From International Socialism, No.73, December 1974, p.30.
Transcribed & marked up by Einde O’Callaghan for ETOL.
Hong Kong: A Case to Answer
Spokesman Pamphlets, 36p.
IMPERIALISM only shows its true ferocity fully in wars and coups, as in Vietnam and Chile. Rarely do we hear much about Hong Kong and other parts of the world where super-exploitation and repression operate daily. This Spokesman pamphlet breaks the silence.
Hong Kong was first seized from China after the Opium War of 1840, when the British forced the lethal narcotic on the mainland ports in the name of free trade. Its key importance to the imperialist powers came, however, after the Chinese Revolution. Hong Kong became a US depot during the Korean War; a pool of cheap immigrant labour; an outpost for China-watching. Today it is a colony whose people produce massive surplus value with little material benefit and few rights.
‘Hong Kong is one of the world’s top 20 trading nations with little over 4 million inhabitants. It exports more than India, which has 140 times the population ... The percentage of the total active population involved in manufacturing is the highest in the world.’

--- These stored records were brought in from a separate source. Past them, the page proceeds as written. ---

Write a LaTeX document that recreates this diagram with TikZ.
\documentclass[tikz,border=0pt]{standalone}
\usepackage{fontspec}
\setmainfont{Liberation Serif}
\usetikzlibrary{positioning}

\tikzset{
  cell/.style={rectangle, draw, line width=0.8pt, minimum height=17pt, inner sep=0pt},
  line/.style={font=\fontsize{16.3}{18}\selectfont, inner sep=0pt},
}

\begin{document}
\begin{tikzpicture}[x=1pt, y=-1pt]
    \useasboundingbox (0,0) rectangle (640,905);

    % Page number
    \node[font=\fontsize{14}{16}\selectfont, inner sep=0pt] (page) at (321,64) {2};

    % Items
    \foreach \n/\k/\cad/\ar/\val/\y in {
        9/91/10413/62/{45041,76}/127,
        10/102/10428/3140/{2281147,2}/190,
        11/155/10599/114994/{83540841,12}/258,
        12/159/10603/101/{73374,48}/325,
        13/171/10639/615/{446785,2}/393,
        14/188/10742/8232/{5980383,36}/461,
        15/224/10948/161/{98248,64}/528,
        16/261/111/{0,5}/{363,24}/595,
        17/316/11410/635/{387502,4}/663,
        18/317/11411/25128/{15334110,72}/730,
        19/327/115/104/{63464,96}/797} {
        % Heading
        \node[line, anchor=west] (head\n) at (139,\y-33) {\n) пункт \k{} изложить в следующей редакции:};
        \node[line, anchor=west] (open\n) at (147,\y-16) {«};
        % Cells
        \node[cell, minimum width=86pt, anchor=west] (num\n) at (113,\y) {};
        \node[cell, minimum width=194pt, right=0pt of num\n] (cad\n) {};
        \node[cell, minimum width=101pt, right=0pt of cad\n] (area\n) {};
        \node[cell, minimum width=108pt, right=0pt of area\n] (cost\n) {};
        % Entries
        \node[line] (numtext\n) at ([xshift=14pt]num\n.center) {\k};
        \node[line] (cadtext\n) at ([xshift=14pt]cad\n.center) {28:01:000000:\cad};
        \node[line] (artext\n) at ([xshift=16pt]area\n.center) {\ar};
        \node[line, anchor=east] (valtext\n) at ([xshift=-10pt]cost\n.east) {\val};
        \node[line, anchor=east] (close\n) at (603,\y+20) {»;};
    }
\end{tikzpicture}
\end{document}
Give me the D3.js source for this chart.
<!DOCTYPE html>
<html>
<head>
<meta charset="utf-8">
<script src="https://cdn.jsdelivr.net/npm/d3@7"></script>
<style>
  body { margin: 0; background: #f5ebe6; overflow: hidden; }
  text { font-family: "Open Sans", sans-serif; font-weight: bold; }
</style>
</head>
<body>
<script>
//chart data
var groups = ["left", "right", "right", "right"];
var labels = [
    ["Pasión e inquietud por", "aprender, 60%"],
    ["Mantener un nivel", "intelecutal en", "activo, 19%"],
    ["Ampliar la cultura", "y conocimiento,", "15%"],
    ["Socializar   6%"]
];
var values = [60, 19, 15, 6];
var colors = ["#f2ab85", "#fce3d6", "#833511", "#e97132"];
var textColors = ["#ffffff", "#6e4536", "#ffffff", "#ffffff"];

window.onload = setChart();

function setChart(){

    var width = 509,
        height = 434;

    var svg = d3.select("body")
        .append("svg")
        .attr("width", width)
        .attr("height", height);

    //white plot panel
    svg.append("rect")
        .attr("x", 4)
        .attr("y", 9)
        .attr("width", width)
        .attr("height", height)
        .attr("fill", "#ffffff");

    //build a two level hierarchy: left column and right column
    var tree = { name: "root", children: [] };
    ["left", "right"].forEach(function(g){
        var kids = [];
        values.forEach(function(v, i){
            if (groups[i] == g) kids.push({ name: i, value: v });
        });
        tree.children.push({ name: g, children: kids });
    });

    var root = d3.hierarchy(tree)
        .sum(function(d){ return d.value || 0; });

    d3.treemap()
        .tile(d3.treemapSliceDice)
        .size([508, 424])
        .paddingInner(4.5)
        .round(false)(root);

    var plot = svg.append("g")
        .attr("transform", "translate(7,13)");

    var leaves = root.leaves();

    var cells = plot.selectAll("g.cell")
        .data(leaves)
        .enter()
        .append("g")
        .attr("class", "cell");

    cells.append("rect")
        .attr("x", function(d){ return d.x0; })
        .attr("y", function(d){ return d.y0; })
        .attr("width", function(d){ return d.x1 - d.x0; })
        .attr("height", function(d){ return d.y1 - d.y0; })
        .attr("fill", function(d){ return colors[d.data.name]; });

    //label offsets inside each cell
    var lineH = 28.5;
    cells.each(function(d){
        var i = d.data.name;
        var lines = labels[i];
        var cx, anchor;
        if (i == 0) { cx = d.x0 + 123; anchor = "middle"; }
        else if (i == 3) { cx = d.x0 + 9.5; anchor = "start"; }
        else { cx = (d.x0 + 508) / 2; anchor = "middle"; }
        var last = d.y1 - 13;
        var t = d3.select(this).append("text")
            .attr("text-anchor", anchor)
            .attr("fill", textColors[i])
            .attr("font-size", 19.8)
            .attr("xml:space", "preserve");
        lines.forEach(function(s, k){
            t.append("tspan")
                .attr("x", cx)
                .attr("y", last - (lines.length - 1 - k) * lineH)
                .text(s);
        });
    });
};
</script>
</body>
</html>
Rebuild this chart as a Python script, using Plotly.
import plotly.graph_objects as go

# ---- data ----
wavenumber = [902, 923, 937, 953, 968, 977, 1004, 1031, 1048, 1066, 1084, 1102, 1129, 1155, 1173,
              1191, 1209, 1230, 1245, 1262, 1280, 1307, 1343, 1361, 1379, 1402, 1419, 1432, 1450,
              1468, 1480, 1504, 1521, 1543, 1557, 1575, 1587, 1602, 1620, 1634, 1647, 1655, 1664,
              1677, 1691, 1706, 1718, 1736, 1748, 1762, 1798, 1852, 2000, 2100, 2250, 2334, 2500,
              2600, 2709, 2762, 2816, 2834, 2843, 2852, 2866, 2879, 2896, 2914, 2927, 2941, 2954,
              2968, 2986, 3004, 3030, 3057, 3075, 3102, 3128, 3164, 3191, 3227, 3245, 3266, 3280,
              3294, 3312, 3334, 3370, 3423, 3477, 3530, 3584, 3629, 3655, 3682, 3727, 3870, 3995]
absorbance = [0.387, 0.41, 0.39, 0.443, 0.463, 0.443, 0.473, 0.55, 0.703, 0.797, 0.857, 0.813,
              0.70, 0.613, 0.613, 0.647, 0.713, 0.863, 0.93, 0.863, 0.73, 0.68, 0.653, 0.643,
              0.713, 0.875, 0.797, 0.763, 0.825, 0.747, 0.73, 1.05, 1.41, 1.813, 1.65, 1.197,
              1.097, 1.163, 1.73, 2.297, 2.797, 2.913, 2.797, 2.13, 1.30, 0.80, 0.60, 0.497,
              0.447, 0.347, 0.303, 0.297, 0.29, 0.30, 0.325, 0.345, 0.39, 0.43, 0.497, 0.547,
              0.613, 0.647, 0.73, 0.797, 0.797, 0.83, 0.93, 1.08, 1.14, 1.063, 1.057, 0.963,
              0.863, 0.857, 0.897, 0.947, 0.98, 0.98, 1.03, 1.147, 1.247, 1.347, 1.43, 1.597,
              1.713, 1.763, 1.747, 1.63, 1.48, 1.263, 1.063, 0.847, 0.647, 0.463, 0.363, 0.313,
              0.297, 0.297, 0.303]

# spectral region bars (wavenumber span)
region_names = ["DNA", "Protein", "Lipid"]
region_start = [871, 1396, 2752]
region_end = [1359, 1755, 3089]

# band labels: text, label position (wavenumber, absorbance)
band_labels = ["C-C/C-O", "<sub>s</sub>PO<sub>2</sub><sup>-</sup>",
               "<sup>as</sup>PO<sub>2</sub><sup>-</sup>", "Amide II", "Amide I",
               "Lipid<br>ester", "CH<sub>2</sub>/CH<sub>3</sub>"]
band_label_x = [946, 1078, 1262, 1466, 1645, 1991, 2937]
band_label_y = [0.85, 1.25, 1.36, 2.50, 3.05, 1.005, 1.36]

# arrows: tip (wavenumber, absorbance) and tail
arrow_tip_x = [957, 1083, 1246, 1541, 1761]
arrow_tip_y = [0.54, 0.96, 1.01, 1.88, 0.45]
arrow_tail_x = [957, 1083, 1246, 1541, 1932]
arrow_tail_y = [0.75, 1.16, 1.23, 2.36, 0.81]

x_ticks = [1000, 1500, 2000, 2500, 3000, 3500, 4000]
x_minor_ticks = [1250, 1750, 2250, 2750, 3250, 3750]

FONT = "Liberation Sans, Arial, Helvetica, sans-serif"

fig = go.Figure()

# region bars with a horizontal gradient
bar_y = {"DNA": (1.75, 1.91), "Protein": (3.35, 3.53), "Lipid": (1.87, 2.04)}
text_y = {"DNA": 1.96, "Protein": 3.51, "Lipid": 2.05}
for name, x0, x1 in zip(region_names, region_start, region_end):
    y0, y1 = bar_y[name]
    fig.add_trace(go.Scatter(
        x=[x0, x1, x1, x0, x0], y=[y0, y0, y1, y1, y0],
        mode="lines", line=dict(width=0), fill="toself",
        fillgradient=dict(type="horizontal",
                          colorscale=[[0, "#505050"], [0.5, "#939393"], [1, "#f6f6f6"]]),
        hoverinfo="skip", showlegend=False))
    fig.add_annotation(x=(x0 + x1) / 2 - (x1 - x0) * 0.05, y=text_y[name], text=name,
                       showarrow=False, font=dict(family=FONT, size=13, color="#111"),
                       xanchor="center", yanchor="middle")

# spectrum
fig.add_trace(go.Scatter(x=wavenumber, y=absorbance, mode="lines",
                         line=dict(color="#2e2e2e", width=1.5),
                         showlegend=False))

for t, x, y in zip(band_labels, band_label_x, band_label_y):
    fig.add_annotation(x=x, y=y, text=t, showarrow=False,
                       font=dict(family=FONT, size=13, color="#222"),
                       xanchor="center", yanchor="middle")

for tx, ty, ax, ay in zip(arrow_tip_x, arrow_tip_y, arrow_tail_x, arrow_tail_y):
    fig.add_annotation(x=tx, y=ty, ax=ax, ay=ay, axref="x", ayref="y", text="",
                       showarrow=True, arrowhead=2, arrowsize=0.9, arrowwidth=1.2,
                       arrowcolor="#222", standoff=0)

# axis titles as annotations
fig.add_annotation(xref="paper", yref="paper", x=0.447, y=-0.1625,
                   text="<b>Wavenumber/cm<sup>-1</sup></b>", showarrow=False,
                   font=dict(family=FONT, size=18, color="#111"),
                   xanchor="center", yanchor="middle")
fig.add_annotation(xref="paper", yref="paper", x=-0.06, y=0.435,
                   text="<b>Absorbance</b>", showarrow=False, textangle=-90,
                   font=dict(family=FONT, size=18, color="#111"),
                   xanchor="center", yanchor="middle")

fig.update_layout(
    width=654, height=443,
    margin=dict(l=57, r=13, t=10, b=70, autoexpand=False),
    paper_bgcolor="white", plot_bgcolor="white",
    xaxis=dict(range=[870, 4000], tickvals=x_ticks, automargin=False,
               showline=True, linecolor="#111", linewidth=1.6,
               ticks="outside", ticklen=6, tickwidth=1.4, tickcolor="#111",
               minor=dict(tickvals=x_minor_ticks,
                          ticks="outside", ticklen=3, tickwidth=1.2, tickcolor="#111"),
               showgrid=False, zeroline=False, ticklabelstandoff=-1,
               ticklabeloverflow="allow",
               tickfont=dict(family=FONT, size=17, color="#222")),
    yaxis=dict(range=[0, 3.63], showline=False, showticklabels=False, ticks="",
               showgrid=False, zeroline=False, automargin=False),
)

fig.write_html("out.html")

This wealth, though, is generated in conditions like those in Britain in the last century: no minimum wage, no maximum hours for over 18s, no sickness or unemployment benefits, no free medical treatment, no compulsory education. Not surprisingly, 15 times as much money is spent on the police and military as on educatioa
The only official democratic body, the Urban Council, was elected in 1973 by a quarter of one per cent of the population – and anyway only manages the sewage system. Power resides in the Executive Council, which represents interests like Hong Kong Land (a property company valued at £2,000 million), and Dow Chemicals Pacific Ltd. They rule through laws administered in English over a population 90 per cent of which is Chinese. If necessary, as in 1966-67, the RAF and Navy are called in to maintain curfews and break up demonstrations.
The Chinese workers have fought against this set-up. Back in 1925-26, their General Strike lasted 15 months. But their comrades in Britain and China have either not heard or have ignored their calls for help. So Judith Hart could say, in April 1967, ‘... because of Hong Kong’s special position it is not possible to think of normal self-government ...’ While the Chinese delegate to the UN declared in 1972, ‘the settlement of Hong Kong should be in the appropriate way, when the time is ripe ...’ The Hong Kong people demand our support against British capitalists.